Sacks in the City vs Beerserkers
More beer? The Viking binge drinkers think so! At least that’s what the whole team said. Gibbs had a down week, and Tom’s squad said, “You’ve carried us enough!” Now, we’ll hold and shotgun YOUR beer, Jahmyr! Solid performances all around kept Tom’s team afloat. Doing this much damage, maybe these Vikings looked more like Caesar’s Legion in our wasteland. Drake may not have scored a victory for his Patriots, no, but he sure put up the right numbers for fantasy managers, including Tom. Kyren also stiff-armed Blake away with a Roman phalanx charge. Jake had a low day. Still, he was helped by a solid defense and Houston kicker to ensure an all-around team victory, building momentum ahead of the scheduled rivalry grudge match. While those two factions prep, it was a rough day in the New Vegas casino for Alyssa. Her bet on Colby Parkinson hit big (oddly enough, still only one single point behind Darren Waller of all people). Yet, it was Herbert, Meyers, Jeudy, and Malik combining for under 30 that sent this parlay into the red for our heroine. She won’t join rival Abigail in the final four, unfortunately. It was an up-and-down year for sure. Tee Higgins and Rome Odunze were MIA. Once key members of the Sacks in the Capital City faction, they proved to be too unreliable for a deep run this season. Maybe, however, they’re at least a glimpse into fantasy football WR future ahead of next season.

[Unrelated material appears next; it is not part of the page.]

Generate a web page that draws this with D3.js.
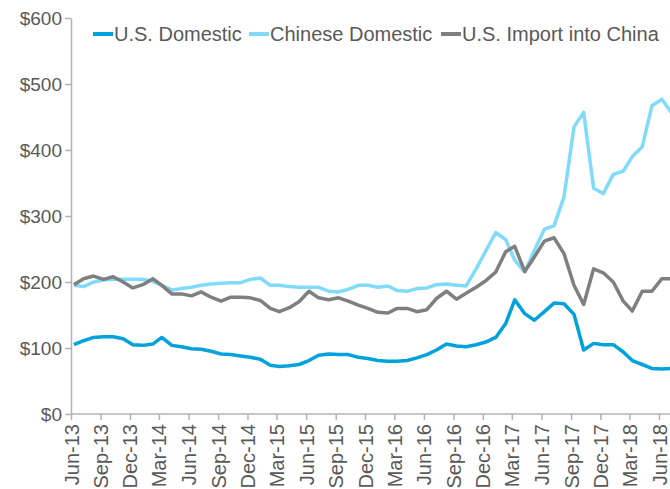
<!DOCTYPE html>
<html>
<head>
<meta charset="utf-8">
<script src="https://cdn.jsdelivr.net/npm/d3@7"></script>
<style>
  body { margin: 0; background: #fff; }
  svg { display: block; font-family: "Liberation Sans", Arial, sans-serif; }
  .axis path, .axis line { stroke: #b3b3b3; stroke-width: 1.5; }
  .axis text { fill: #595959; font-size: 19px; }
  .x.axis text { font-size: 20px; }
</style>
</head>
<body>
<svg id="chart" width="670" height="489"></svg>
<script>
// monthly series, Jun-13 .. Jul-18
const startMonth = "2013-06";
const usDomestic = [105, 111, 116, 117, 117, 114, 105, 104, 106, 116, 104, 102, 99, 98, 95, 91, 90, 88, 86, 83,
  74, 72, 73, 75, 81, 89, 91, 90, 90, 86, 84, 81, 80, 80, 81, 85, 90, 97, 106, 103,
  102, 105, 109, 116, 137, 173, 152, 142, 155, 168, 167, 151, 97, 107, 105, 105, 94, 81, 75, 69,
  68, 69];
const chineseDomestic = [195, 193, 200, 203, 204, 204, 204, 204, 201, 195, 188, 190, 192, 195, 197, 198, 199, 199, 204, 206,
  195, 195, 193, 192, 192, 192, 186, 185, 189, 195, 195, 192, 194, 187, 186, 190, 191, 196, 197, 195,
  194, 220, 247, 275, 264, 233, 215, 248, 280, 285, 329, 435, 457, 342, 334, 363, 368, 390, 405, 467,
  477, 456];
const usImportChina = [196, 205, 209, 204, 208, 200, 191, 196, 205, 195, 182, 182, 179, 185, 177, 171, 177, 177, 176, 172,
  160, 155, 161, 170, 186, 176, 173, 176, 171, 165, 160, 154, 153, 160, 160, 155, 158, 175, 186, 174,
  183, 192, 202, 215, 246, 254, 216, 238, 262, 267, 243, 195, 166, 220, 214, 200, 171, 156, 186, 186,
  205, 205];
const seriesNames = ["U.S. Domestic", "Chinese Domestic", "U.S. Import into China"];
const seriesColors = ["#00a2dc", "#80dbfa", "#7f7f7f"];
const yTicks = [0, 100, 200, 300, 400, 500, 600];

const svg = d3.select("#chart");
const start = d3.timeParse("%Y-%m")(startMonth);
const months = usDomestic.map((_, i) => d3.timeMonth.offset(start, i));
const tickDates = d3.range(0, 61, 3).map(i => d3.timeMonth.offset(start, i));

const x = d3.scaleTime()
  .domain([start, d3.timeMonth.offset(start, 60)])
  .range([71, 659]);
const y = d3.scaleLinear().domain([0, 600]).range([414, 18]);

// axes
const xAxis = svg.append("g")
  .attr("class", "x axis")
  .attr("transform", "translate(0,414)")
  .call(d3.axisBottom(x).tickValues(tickDates).tickFormat(d3.timeFormat("%b-%y")).tickSize(6).tickSizeOuter(0));
xAxis.select(".domain").attr("d", "M71,0H670");
xAxis.selectAll("text")
  .attr("transform", "rotate(-90)")
  .attr("x", -10)
  .attr("y", 0)
  .attr("dy", "0.35em")
  .style("text-anchor", "end");

svg.append("g")
  .attr("class", "y axis")
  .attr("transform", "translate(71,0)")
  .call(d3.axisLeft(y).tickValues(yTicks).tickFormat(d => "$" + d).tickSize(6).tickSizeOuter(0).tickPadding(3));

// lines
const line = d3.line()
  .x((d, i) => x(d3.timeDay.offset(months[i], 9)))
  .y(d => y(d));

[usDomestic, chineseDomestic, usImportChina].forEach((vals, k) => {
  svg.append("path")
    .datum(vals)
    .attr("fill", "none")
    .attr("stroke", seriesColors[k])
    .attr("stroke-width", 3.5)
    .attr("stroke-linejoin", "round")
    .attr("d", line);
});

// legend
const legendX = [93, 249, 441];
const legend = svg.append("g").attr("class", "legend");
seriesNames.forEach((name, k) => {
  legend.append("line")
    .attr("x1", legendX[k]).attr("x2", legendX[k] + 20)
    .attr("y1", 34).attr("y2", 34)
    .attr("stroke", seriesColors[k])
    .attr("stroke-width", 4);
  legend.append("text")
    .attr("x", legendX[k] + 21)
    .attr("y", 34)
    .attr("dy", "0.35em")
    .attr("fill", "#595959")
    .style("font-size", "20px")
    .text(name);
});
</script>
</body>
</html>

Detroit Lines vs Philadelphia Smeagles
The closest margin MU of the week goes to Detroit-Philadelphia. Jess had the horses to run with James Cook and Stafford. The Sun God was shining, all over the Rams, as he put winner’s bracket style numbers against Josh. Sam Darnold let the Lines down. His low performance was notable, because if he would’ve just reached his average of 15 points then Detroit would’ve avoided advancing in the Toilet Bowl. Flush. Josh ended up with a great performance, as Jauan Jennings has found his groove with Purdy back under center, and Dalton Schultz made up for Justin Jefferson’s continued slide into Wasteland Glowing Sea mediocrity. Doesn’t matter! Every point counts and even AJ Brown did more than enough to keep the toilet radiation off the Smeagles for this season. Congrats. As for Detroit? She’ll pray that the sun burns brighter and hotter than the lights and flames of Tony’s kitchen in next week’s bout.
Jimmy Da Kid vs LuLu Lemons
If anyone deserves to be Walton Goggins this season, it’s arguably defending champion, LuLu Lemons. Alex was the fourth-ranked team in our Power Rankings, and he had the second-highest scoring output just behind Abigail (our very own Lucy MacLean). In the Mojave Wasteland, this ghoul unleashed a level of violence you don’t normally see from a team eliminated from the playoffs. If only McBridge’s performances from the last two weeks were reversed. Bijan went in so hard that he scored more than Judkins, Ladd, Tet, and Woody…COMBINED. That’s the power of Kirk Cousins. It leads to stud PPR running back performances and a newfound trust in Kyle Pitts. So it’s curtain call for Coop. He was once the golden boy of the silver screen, with two legendary Fellowship performances we’ll always remember. The sun may have set on Lemons as he rides out of the Toilet Bowl bracket, but Jimmy Da Kid’s still in a shootout. It’s high noon next week against the Mafia. Unfortunately, the Kid’s Mahomes’ arrowhead rifle will be out of commission for the rest of the bracket… if ever there was a time for BTJ to do something over 23 points, then NOW would be it.
Reminder: The Movie Chef and Spaghetti Mafia were officially on bye this week in the Toilet Bowl bracket. It sucks to suck. Especially for Tony! His team took a long time to start rolling. My recap writing heart breaks for you, Chef.
We have our matchups for next week. A former second-place finisher, Haribo, looks to upset a former champion in The Algorithm. It’s power PPR back CMC against a high-flying WR duo of JSN and Puka. Then, we look to Dom and Tom in a heavyweight Western Conference grudge match. Looking for his third title overall, which would break a tie with the LuLu Lemons franchise, Bodega Cat rolls in with JT and CeeDee against Tom’s Drake Maye, Jahmyr Gibbs, and a well-balanced roster. Beerserkers looks to avenge a final four loss last year and a devastating loss to the Cat in 2021 (in the first round), where Dom eventually went on to win his first chip. Not only that. The Bodega Cats have made their fifth consecutive final four! That’s the longest streak in Fellowship history. The storylines in this final four write themselves!
On the opposite side of the bracket, we await the coming of our Toilet Bowl holder.
It’s the final four, Fellowship vault dwellers. Break a leg! Okey dokey?